The themes of slavery and gender-bending are carefully cosmeticized in the play through the characters of Lady and Wilhelmina, young queens who are entrapped in the service of three goddess-like figures or so-called “Mothers,” Tamika, Gladys and Felicia. Wilhelmina and Lady must learn the lessons of the older generations in order to free themselves, (both figuratively and literally) from their enslavement.
The hilarious and moving history lesson imparted by the trio of authoritative drag queens presents an impressive range of life experience.
Ranging from the racism of the Deep South in the 1920s, to the Civil Rights Movement of the 1960s, to the AIDS epidemic of the 1980s, the peppery and downright vulgar oration of the three women offers a historical retrospective that is powerful and yet too deliciously subversive to be anything near sappy.
The striking monologues of each of the characters make their palpable suffering irresistibly relatable.
The queens were so well executed that the audience would forget they were actors dressed as men dressed as women ““ as the show progressed all labels dissolved, leaving only the starkness of humanity.
The underlying emphasis on the human experience is perhaps what makes “The House of Dinah” so inspiring.

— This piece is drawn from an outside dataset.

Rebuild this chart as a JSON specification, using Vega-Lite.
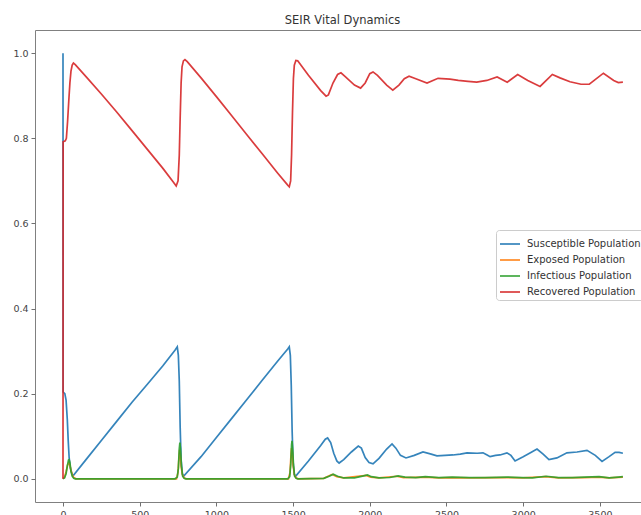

One does not have to dress in drag to understand the universal emotions of yearning and alienation.
The show sums up the experience of the outsider, and more importantly, the freedom of realizing one’s self-worth.
This recurring theme of self-revelation maintains a constant level of intrigue, and prevents the show from dragging (no pun intended). The “Mothers” are not immediately revealed to the audience but are presented in backlit silhouettes above the stage, while Lady is introduced with a ripped dress and bloody face.
Whether it is by the mysterious back story of Lady or the impending grand entrance of the “Mothers,” part of the charm of the “The House of Dinah” is its recurring promise of an impending Cinderella moment.
Ultimately, though, the real transformation that the play promises is that of the viewers.
With a catchy soundtrack, flashy design and altogether empowering storyline, “The House of Dinah” inspires women, men (and those in between) to believe in their own ferocity and, if so inclined, to belt like Dinah, “Time has opened the door, and at last I am free, I don’t hurt anymore.”